### What you will do
From the listing below, copy every line with the word "draw".
= = =
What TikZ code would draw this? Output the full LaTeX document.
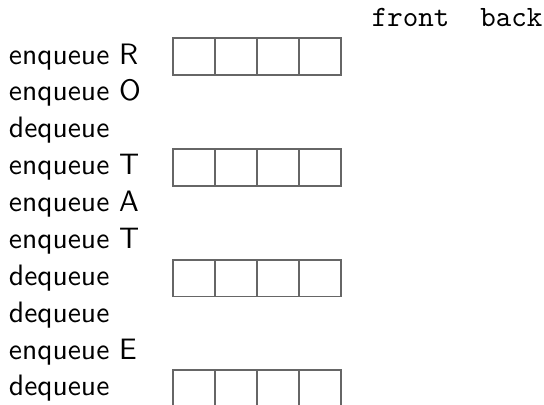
\documentclass[tikz,border=0pt]{standalone}
\usepackage{tikz}
\usetikzlibrary{positioning}

\begin{document}
\begin{tikzpicture}[
  every node/.style={font=\sffamily},
  op/.style={anchor=base west, inner sep=0pt},
  slot/.style={draw=black!60, line width=0.6pt, minimum width=0.5cm,
               minimum height=0.44cm, inner sep=0pt, anchor=north west},
  endlabel/.style={font=\ttfamily, anchor=base west, inner sep=0pt}
]
\useasboundingbox (0,0) rectangle (6.476,-4.810);

\node[endlabel] (front) at (4.42,-0.31) {front};
\node[endlabel] (back) at (5.71,-0.31) {back};

\foreach \i/\t in {0/enqueue R, 1/enqueue O, 2/dequeue, 3/enqueue T,
                   4/enqueue A, 5/enqueue T, 6/dequeue, 7/dequeue,
                   8/enqueue E, 9/dequeue} {
  \node[op] (op\i) at (0.1,{-0.762-0.439*\i}) {\t};
}

% four empty queue arrays, one after every three operations
\foreach \k in {0,...,3} {
  \foreach \c in {0,...,3} {
    \node[slot] (q\k\c) at ({2.051+0.5*\c},{-0.444-1.318*\k}) {};
  }
}
\end{tikzpicture}
\end{document}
= = =
### Solution to this exercise
What TikZ code would draw this? Output the full LaTeX document.
  slot/.style={draw=black!60, line width=0.6pt, minimum width=0.5cm,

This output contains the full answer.